AIM OF THE EXERCISE: Exactly as written, write out the lines below from the first to the one containing "from bokeh.resources import INLINE", inclusive. Pictures do not belong in the copy.

RAW DATA:

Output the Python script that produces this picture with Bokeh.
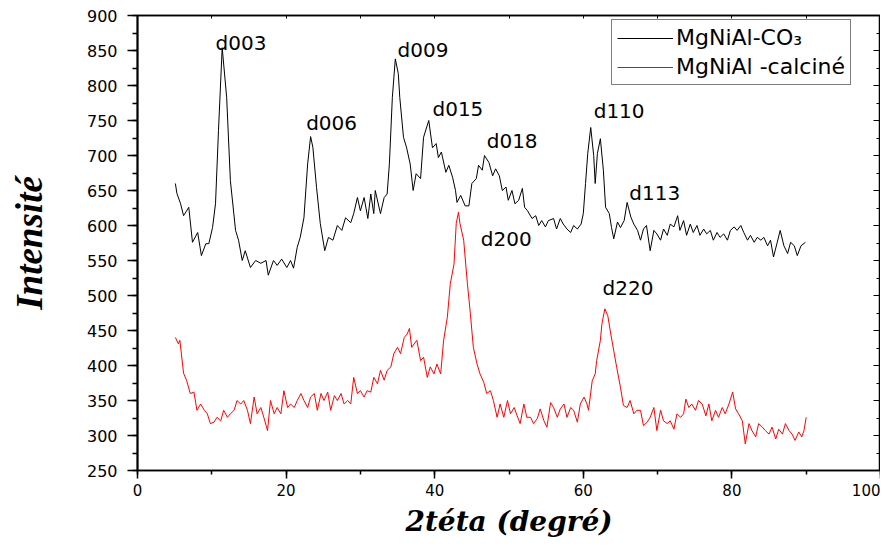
from bokeh.plotting import figure
from bokeh.models import (LinearAxis, Legend, LegendItem, SingleIntervalTicker,
                          Range1d, CustomJSTickFormatter, ColumnDataSource)
from bokeh.core.properties import value
from bokeh.embed import file_html
from bokeh.resources import INLINE

# ---------------- data ----------------
black_x = [5.1, 5.3, 5.8, 6.2, 6.9, 7.4, 8.1, 8.6, 9.2, 9.6,
           10.1, 10.5, 10.9, 11.4, 12.0, 12.5, 13.2, 13.6, 14.1, 14.5,
           15.2, 15.9, 16.6, 17.3, 17.6, 18.3, 18.8, 19.4, 20.1, 20.6,
           21.0, 21.5, 21.9, 22.4, 22.9, 23.3, 23.6, 24.1, 24.6, 25.2,
           25.7, 26.3, 26.9, 27.5, 28.0, 28.7, 29.1, 29.6, 30.0, 30.5,
           31.0, 31.4, 31.8, 32.0, 32.7, 33.2, 33.6, 33.9, 34.3, 34.7,
           35.1, 35.3, 35.8, 36.2, 36.7, 37.1, 37.5,
           38.1, 38.5, 39.2, 39.7, 40.2, 40.5, 40.9, 41.5, 41.9, 42.4,
           42.8, 43.0, 43.5, 44.1, 44.6, 45.0, 45.6, 45.9, 46.4, 46.7,
           47.3, 47.8, 48.2, 48.7, 49.1, 49.6, 49.9, 50.4, 50.8, 51.3,
           51.8, 52.1, 52.5, 53.1, 53.6, 54.0, 54.4, 54.9, 55.3, 56.0,
           56.4, 56.9, 57.3, 57.8, 58.3, 58.7, 59.2, 59.7, 60.0, 60.3,
           60.6, 61.0, 61.4, 61.6, 61.9, 62.3, 62.7, 63.0, 63.5, 63.8,
           64.1, 64.6, 65.0, 65.5, 65.9, 66.4, 66.8, 67.3, 67.7, 68.1,
           68.5, 69.0, 69.5, 69.9, 70.4, 70.8, 71.3, 71.7, 72.2, 72.7,
           73.0, 73.5, 73.9, 74.4, 74.8, 75.3, 75.7, 76.2, 76.6, 77.1,
           77.5, 78.0, 78.4, 78.9, 79.4, 79.8, 80.3, 80.7, 81.2, 81.6,
           82.1, 82.5, 83.0, 83.4, 83.9, 84.3, 84.8, 85.2, 85.6, 86.1,
           86.5, 87.0, 87.5, 87.9, 88.4, 88.8, 89.3, 89.9]
black_y = [660, 646, 631, 614, 626, 576, 590, 557, 574, 574,
           597, 631, 736, 854, 783, 664, 593, 579, 550, 564,
           540, 550, 546, 550, 529, 550, 543, 552, 540, 550,
           539, 569, 583, 611, 688, 727, 712, 654, 603, 564,
           583, 579, 600, 593, 611, 604, 617, 640, 621, 640,
           610, 645, 617, 650, 617, 640, 645, 688, 783, 838,
           817, 783, 726, 712, 688, 650, 674,
           667, 726, 750, 711, 717, 697, 705, 676, 686, 669,
           650, 633, 643, 628, 628, 660, 667, 686, 679, 700,
           690, 671, 681, 671, 650, 655, 636, 650, 631, 636,
           653, 626, 621, 610, 614, 600, 607, 598, 607, 610,
           595, 610, 602, 595, 590, 600, 595, 602, 617, 660,
           703, 740, 700, 660, 703, 724, 679, 626, 617, 597,
           581, 605, 597, 607, 633, 612, 602, 593, 579, 595,
           600, 564, 593, 588, 579, 595, 586, 602, 598, 614,
           593, 607, 586, 602, 590, 600, 586, 595, 588, 593,
           579, 590, 583, 588, 579, 593, 598, 593, 600, 590,
           579, 586, 576, 583, 579, 583, 571, 579, 555, 576,
           593, 571, 560, 576, 571, 557, 571, 576]

red_x = [5.1, 5.5, 5.7, 6.2, 6.6, 7.1, 7.6, 8.0, 8.5, 9.0,
         9.4, 9.8, 10.3, 10.7, 11.2, 11.6, 12.1, 12.5, 13.0, 13.4,
         13.9, 14.3, 14.8, 15.2, 15.7, 16.1, 16.6, 17.0, 17.5, 17.9,
         18.4, 18.8, 19.3, 19.7, 20.2, 20.6, 21.1, 21.5, 22.0, 22.4,
         22.9, 23.3, 23.8, 24.2, 24.7, 25.1, 25.6, 26.0, 26.5, 26.9,
         27.4, 27.8, 28.3, 28.7, 29.1, 29.6, 30.0, 30.5, 30.9, 31.4,
         31.8, 32.3, 32.7, 33.2, 33.6, 34.1, 34.5, 35.0, 35.4, 35.9,
         36.3, 36.6, 36.9, 37.6, 38.1, 38.5, 39.0, 39.4, 39.9, 40.3,
         40.8, 41.2, 41.7, 42.1, 42.6, 42.9, 43.2, 43.4, 43.9, 44.4,
         44.8, 45.2, 45.7, 46.1, 46.6, 47.0, 47.5, 47.9, 48.4, 48.8,
         49.3, 49.8, 50.2, 50.7, 51.1, 51.5, 52.0, 52.4, 52.9, 53.3,
         53.8, 54.2, 54.7, 55.1, 55.6, 56.0, 56.5, 56.9, 57.4, 57.8,
         58.3, 58.7, 59.2, 59.6, 60.1, 60.5, 60.7, 61.2, 61.6, 61.8,
         62.3, 62.5, 62.9, 63.3, 63.7, 64.1, 64.5, 65.0, 65.4, 65.9,
         66.3, 66.8, 67.2, 67.7, 68.1, 68.6, 69.0, 69.5, 69.9, 70.4,
         70.8, 71.3, 71.7, 72.2, 72.6, 73.1, 73.5, 73.8, 74.2, 74.6,
         75.1, 75.5, 76.0, 76.5, 76.9, 77.3, 77.8, 78.2, 78.7, 79.1,
         79.6, 80.1, 80.5, 80.9, 81.4, 81.8, 82.3, 82.7, 83.2, 83.6,
         84.1, 84.5, 85.0, 85.4, 85.9, 86.3, 86.8, 87.2, 87.7, 88.1,
         88.5, 89.0, 89.4, 89.7, 90.0]
red_y = [440, 431, 436, 389, 379, 360, 362, 336, 345, 336,
         331, 317, 319, 326, 321, 336, 326, 331, 336, 350,
         345, 350, 336, 317, 355, 331, 340, 326, 307, 350,
         331, 340, 331, 364, 340, 345, 340, 350, 360, 350,
         340, 355, 360, 336, 360, 350, 362, 336, 357, 350,
         360, 345, 350, 345, 383, 360, 364, 355, 364, 362,
         383, 374, 393, 379, 393, 398, 417, 426, 417, 440,
         445, 453, 426, 436, 407, 412, 383, 398, 388, 402,
         388, 436, 469, 517, 545, 603, 619, 603, 579, 517,
         474, 426, 402, 388, 376, 360, 364, 350, 326, 345,
         326, 350, 331, 340, 328, 317, 345, 326, 326, 317,
         324, 338, 321, 312, 347, 340, 326, 338, 345, 326,
         340, 336, 319, 345, 355, 345, 336, 378, 388, 407,
         436, 459, 481, 471, 445, 421, 397, 369, 343, 340,
         350, 331, 336, 336, 314, 319, 326, 340, 307, 336,
         321, 317, 321, 309, 331, 326, 331, 352, 340, 345,
         336, 350, 345, 328, 345, 321, 336, 326, 340, 331,
         345, 362, 338, 331, 321, 288, 317, 307, 298, 317,
         312, 307, 302, 312, 295, 309, 302, 317, 307, 302,
         293, 305, 298, 307, 326]

series_names = ["MgNiAl-CO\u2083", "MgNiAl -calcin\u00e9"]

peak_labels = ["d003", "d006", "d009", "d015", "d018", "d200", "d110", "d113", "d220"]
peak_x = [10.5, 22.7, 35.0, 39.7, 47.0, 46.2, 61.4, 66.2, 62.6]
peak_y = [861, 747, 851, 767, 721, 581, 764, 646, 511]

x_title = "2t\u00e9ta (degr\u00e9)"
y_title = "Intensit\u00e9"

# ---------------- figure ----------------
p = figure(width=880, height=540, output_backend="svg", toolbar_location=None,
           x_range=Range1d(0, 100), y_range=Range1d(250, 900),
           min_border_left=137, min_border_right=0, min_border_top=15,
           min_border_bottom=70)
p.xgrid.visible = False
p.ygrid.visible = False
p.outline_line_color = "black"
p.outline_line_width = 1.5
p.background_fill_color = "white"
p.border_fill_color = "white"

sans = "DejaVu Sans"
serif = "Liberation Serif"

# bottom axis
xa = p.xaxis[0]
xa.ticker = SingleIntervalTicker(interval=20, num_minor_ticks=2)
xa.major_tick_out = 8
xa.major_tick_in = 0
xa.minor_tick_out = 4
xa.minor_tick_in = 0
xa.axis_line_width = 1.5
xa.major_tick_line_width = 1.5
xa.minor_tick_line_width = 1.5
xa.major_label_text_font = sans
xa.major_label_text_font_size = "15px"
xa.major_label_text_color = "black"
xa.major_label_standoff = 5
xa.axis_label = x_title
xa.axis_label_text_font = "DejaVu Serif"
xa.axis_label_text_font_size = "28px"
xa.axis_label_text_font_style = "bold italic"
xa.axis_label_text_color = "black"
xa.axis_label_standoff = 6

# left axis
ya = p.yaxis[0]
ya.ticker = SingleIntervalTicker(interval=50, num_minor_ticks=2)
ya.major_tick_out = 10
ya.major_tick_in = 0
ya.minor_tick_out = 5
ya.minor_tick_in = 0
ya.axis_line_width = 2
ya.major_tick_line_width = 1.5
ya.minor_tick_line_width = 1.5
ya.major_label_text_font = sans
ya.major_label_text_font_size = "16px"
ya.major_label_text_color = "black"
ya.major_label_standoff = 10
ya.axis_label = y_title
ya.axis_label_text_font = serif
ya.axis_label_text_font_size = "37px"
ya.axis_label_text_font_style = "bold italic"
ya.axis_label_text_color = "black"
ya.axis_label_standoff = 34

blank = CustomJSTickFormatter(code="return ''")

ra = LinearAxis(ticker=SingleIntervalTicker(interval=50, num_minor_ticks=2),
                formatter=blank, major_tick_in=7, major_tick_out=0,
                minor_tick_in=4, minor_tick_out=0, major_label_standoff=0,
                major_label_text_font_size="0px", axis_line_width=1.5)
p.add_layout(ra, "right")

ta = LinearAxis(ticker=SingleIntervalTicker(interval=10, num_minor_ticks=0),
                formatter=blank, major_tick_in=3, major_tick_out=0,
                minor_tick_in=0, minor_tick_out=0, major_label_standoff=0,
                major_label_text_font_size="1px", axis_line_width=1.5)
p.add_layout(ta, "above")

# series
r1 = p.line(black_x, black_y, line_color="black", line_width=1)
r2 = p.line(red_x, red_y, line_color="#ff0000", line_width=1)

# peak labels
src = ColumnDataSource(dict(x=peak_x, y=peak_y, t=peak_labels))
p.text(x="x", y="y", text="t", source=src, text_font=value(sans),
       text_font_size="20px", text_baseline="middle", text_align="left",
       text_color="black")

# legend
legend = Legend(items=[LegendItem(label=series_names[0], renderers=[r1]),
                       LegendItem(label=series_names[1], renderers=[r2])],
                location=(474, 385), orientation="vertical",
                border_line_color="black", border_line_width=1,
                background_fill_color="white", background_fill_alpha=1,
                padding=5, spacing=4, margin=0,
                glyph_width=56, glyph_height=22, label_height=22,
                label_standoff=3, label_text_font=sans,
                label_text_font_size="22px", label_text_color="black")
p.add_layout(legend)

open("out.html", "w").write(file_html(p, INLINE))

RESPONSE TO THIS EXERCISE:
Output the Python script that produces this picture with Bokeh.
from bokeh.plotting import figure
from bokeh.models import (LinearAxis, Legend, LegendItem, SingleIntervalTicker,
                          Range1d, CustomJSTickFormatter, ColumnDataSource)
from bokeh.core.properties import value
from bokeh.embed import file_html
from bokeh.resources import INLINE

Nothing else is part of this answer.